Wednesday, November 26, 2014

More layoffs at local mill

Resolute Forest Products dropped another bombshell yesterday by announcing paper machine #5 (PM5) here will be idled until at least the end of March.
Plans call for production to cease Jan. 31, with about 150 employees being impacted by the shutdown.

The company said markets for groundwood specialty printing papers—grades most commonly used in books, magazines, and advertising circulars—have deteriorated and are expected to stay soft at least through the first quarter of 2014.
Mayor Roy Avis said he learned of the bad news late Monday night.
“It’s a shock. It’s another real serious blow to the community as a whole,” he remarked yesterday.
“It doesn’t matter if you’re working for Resolute or you’re working any place in the community, it’s going to be a devastating blow,” the mayor added.
Back in November, 2012, when Resolute announced its kraft mill and PM5 would be idled indefinitely, resulting in the layoff of 239 employees, the Town of Fort Frances took the approach that it would work with Resolute in any way it could in order to get the local mill back on track.
“Resolute’s kept us informed,” Mayor Avis noted. “They’ve worked with us, they’ve been trying to get the mill repositioned—the kraft mill repositioned and the paper machines repositioned—and it hasn’t been working . . . the way the economy is.
“I was hoping that the [drop] in the Canadian dollar would help strengthen our position and maybe get the mill up working again, but it hasn’t,” the mayor added.
“I just hope, looking down the path, we can get some positive news out of that operation.”
Local MP John Rafferty said news of the impending shutdown is “unfortunate.”
“I suppose there is a bit of silver lining in that [Resolute has gone] into asset protection mode, which means they’re going to keep the heat and power on,” he remarked.
“That’s a good thing.
“But there are 148 people affected by this and that’s really unfortunate,” Rafferty added.
“I realize that a fairly large percentage of them are eligible to retire, about a third of them, so the impact won’t be quite as bad,” he noted.
“And, of course, the woodlands and the salary people are still there, and some of the trades.
“But I think we certainly have to support Resolute at this time,” Rafferty stressed.
“It might sound a little funny but I have spoken to the upper management of Resolute and they assure me that this protection mode is important—important to the repositioning of this plant.”
Rafferty said it’s a reality of the forest industry that the ups and downs of the company are so closely tied to the ups and downs of its workforce.

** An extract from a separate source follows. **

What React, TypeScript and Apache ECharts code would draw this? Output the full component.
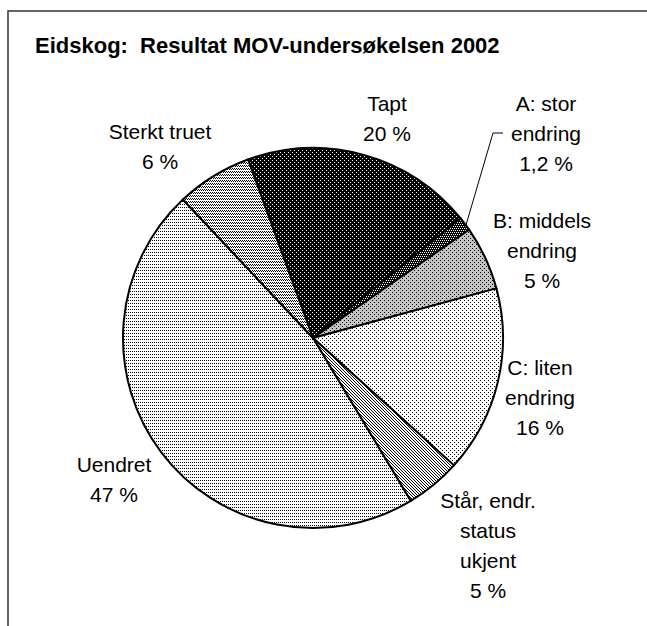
import React, { useEffect, useRef } from 'react';
import * as echarts from 'echarts';

// ---- data ----
const categories = [
  'Tapt',
  'A: stor\nendring',
  'B: middels\nendring',
  'C: liten\nendring',
  'Står, endr.\nstatus\nukjent',
  'Uendret',
  'Sterkt truet',
];
const values = [19.7, 1.2, 5.45, 15.9, 4.7, 46.6, 6.45];
const percentLabels = ['20 %', '1,2 %', '5 %', '16 %', '5 %', '47 %', '6 %'];
const titleText = 'Eidskog:  Resultat MOV-undersøkelsen 2002';

// ---- layout / style ----
const LABEL_POS: number[][] = [
  [387, 118],
  [546, 133],
  [542, 250],
  [540, 397],
  [488, 545],
  [114, 479],
  [160, 146],
];
const A_GUIDE: number[][] = [
  [466, 225],
  [493, 133],
  [503, 133],
];

type Tile = { w: number; h: number; bg: string; fg: string; dots: number[][] };
const TILES: Tile[] = [
  { w: 4, h: 4, bg: '#000000', fg: '#ffffff', dots: [[0, 0], [2, 2]] },
  { w: 4, h: 4, bg: '#000000', fg: '#ffffff', dots: [[0, 0], [2, 0], [1, 2], [3, 2]] },
  { w: 4, h: 4, bg: '#c4c4c4', fg: '#000000', dots: [[0, 0], [2, 2]] },
  { w: 4, h: 4, bg: '#ffffff', fg: '#000000', dots: [[0, 0], [2, 2]] },
  { w: 3, h: 3, bg: '#ffffff', fg: '#000000', dots: [[0, 0], [1, 1], [2, 2]] },
  { w: 2, h: 3, bg: '#ffffff', fg: '#000000', dots: [[0, 0]] },
  { w: 4, h: 3, bg: '#ffffff', fg: '#000000', dots: [[0, 0], [2, 0], [1, 1], [3, 1]] },
];

function makePattern(t: Tile): any {
  const c = document.createElement('canvas');
  c.width = t.w;
  c.height = t.h;
  const ctx = c.getContext('2d')!;
  ctx.fillStyle = t.bg;
  ctx.fillRect(0, 0, t.w, t.h);
  ctx.fillStyle = t.fg;
  t.dots.forEach(([x, y]) => ctx.fillRect(x, y, 1, 1));
  return { image: c.toDataURL(), repeat: 'repeat', imageWidth: t.w, imageHeight: t.h };
}

export default function App() {
  const ref = useRef<HTMLDivElement>(null);
  useEffect(() => {
    if (!ref.current) return;
    const chart = echarts.init(ref.current, undefined, { renderer: 'svg' });
    const font = 'Liberation Sans, Arial, sans-serif';
    const data = categories.map((name, i) => ({
      name,
      value: values[i],
      itemStyle: { color: makePattern(TILES[i]) },
      labelLine: { show: i === 1 },
    }));
    chart.setOption({
      animation: false,
      backgroundColor: '#ffffff',
      title: {
        text: titleText,
        left: 35,
        top: 34,
        padding: 0,
        textStyle: {
          fontFamily: font,
          fontSize: 22,
          fontWeight: 'bold',
          lineHeight: 22,
          color: '#000',
        },
      },
      graphic: [
        {
          type: 'rect',
          silent: true,
          shape: { x: 8, y: 11, width: 700, height: 700 },
          style: { fill: 'none', stroke: '#333', lineWidth: 1.5 },
        },
      ],
      series: [
        {
          type: 'pie',
          silent: true,
          center: [313, 338],
          radius: 190,
          startAngle: 110,
          clockwise: true,
          avoidLabelOverlap: false,
          itemStyle: { borderColor: '#000', borderWidth: 2 },
          emphasis: { disabled: true },
          label: {
            show: true,
            position: 'outside',
            formatter: (p: any) => `${p.name}\n${percentLabels[p.dataIndex]}`,
            fontFamily: font,
            fontSize: 21,
            lineHeight: 30,
            color: '#000',
            align: 'center',
          },
          labelLine: {
            show: false,
            length: 10,
            length2: 12,
            smooth: false,
            lineStyle: { color: '#000', width: 1 },
          },
          labelLayout: (params: any) => {
            const p = LABEL_POS[params.dataIndex];
            const out: any = { x: p[0], y: p[1], align: 'center', verticalAlign: 'middle' };
            if (params.dataIndex === 1) out.labelLinePoints = A_GUIDE;
            return out;
          },
          data,
        },
      ],
    });
    return () => chart.dispose();
  }, []);
  return (
    <div
      ref={ref}
      style={{ position: 'absolute', left: 0, top: 0, width: 647, height: 626, background: '#fff' }}
    />
  );
}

But he feels the public should take Resolute at its word that it is looking to keep the mill here operating.
“Whether or not that’s making paper or not, I’m not sure,” he conceded. “But I think we have to be hopeful.
“I’m certainly disappointed that No. 5 is going down but I am hopeful, in my discussions with Resolute, that they’re actively trying to reposition that part and also the kraft part,” Rafferty added.
He noted Resolute is spending money elsewhere in the region, which leads him to believe the company has faith in Northwestern Ontario, its wood supply, and the workers here.
In the meantime, Rafferty admitted he’s concerned about Resolute remaining solvent enough to keep paying out pensions to retirees and those soon to be retired.
Local MPP Sarah Campbell issued a statement late yesterday.
“I just received the devastating news about the Resolute Forest Products’ decision to halt operations at its specialty paper machine at its mill in Fort Frances affecting 150 workers.
“My concerns are with the workers and their families, and hope for a quick resolution and restoration of these jobs.
Attending a funeral in the Far North, Campbell pledged to make the Resolute Forest Products’ job loss issue her first priority upon her return.
Xavier Van Chau, director of communications and corporate social responsibility for Resolute, said the duration of this latest shutdown is indefinite but it will be at least two months.
“We’re not clear at this time,” he remarked. “It’s really contingent on the groundwood specialty printing grades market.
“But at this time, we expect it to last throughout at least the first quarter [of 2014].”
Van Chau clarified that although about 150 employees received layoff notices yesterday, about 60 staff—including stationary engineers, maintenance employees, salary employees, and woodland employees—will continue to work at the local mill.
“Those people are staying on and we’re going into asset protection mode for the facility because we really are trying to look for opportunities for repositioning the facility, both from the pulp side as well as the energy side,” he stressed.
“We’ve already been reaching out to community contacts, provincial government contacts, and business partners to see what would be possible.
“It’s a tough business decision but when we can’t operate the mill profitably, these things are necessary decisions,” Van Chau continued.
“We’ll try to work diligently because we want to keep as many people as possible from our workforce at the mill.
“At the same time, the company is looking at opportunities for expanding its lumber capacity in Ontario,” he added.
“There’s going to be opportunities there, as well, and we want to try to keep people as we look for opportunities to reposition the mill.”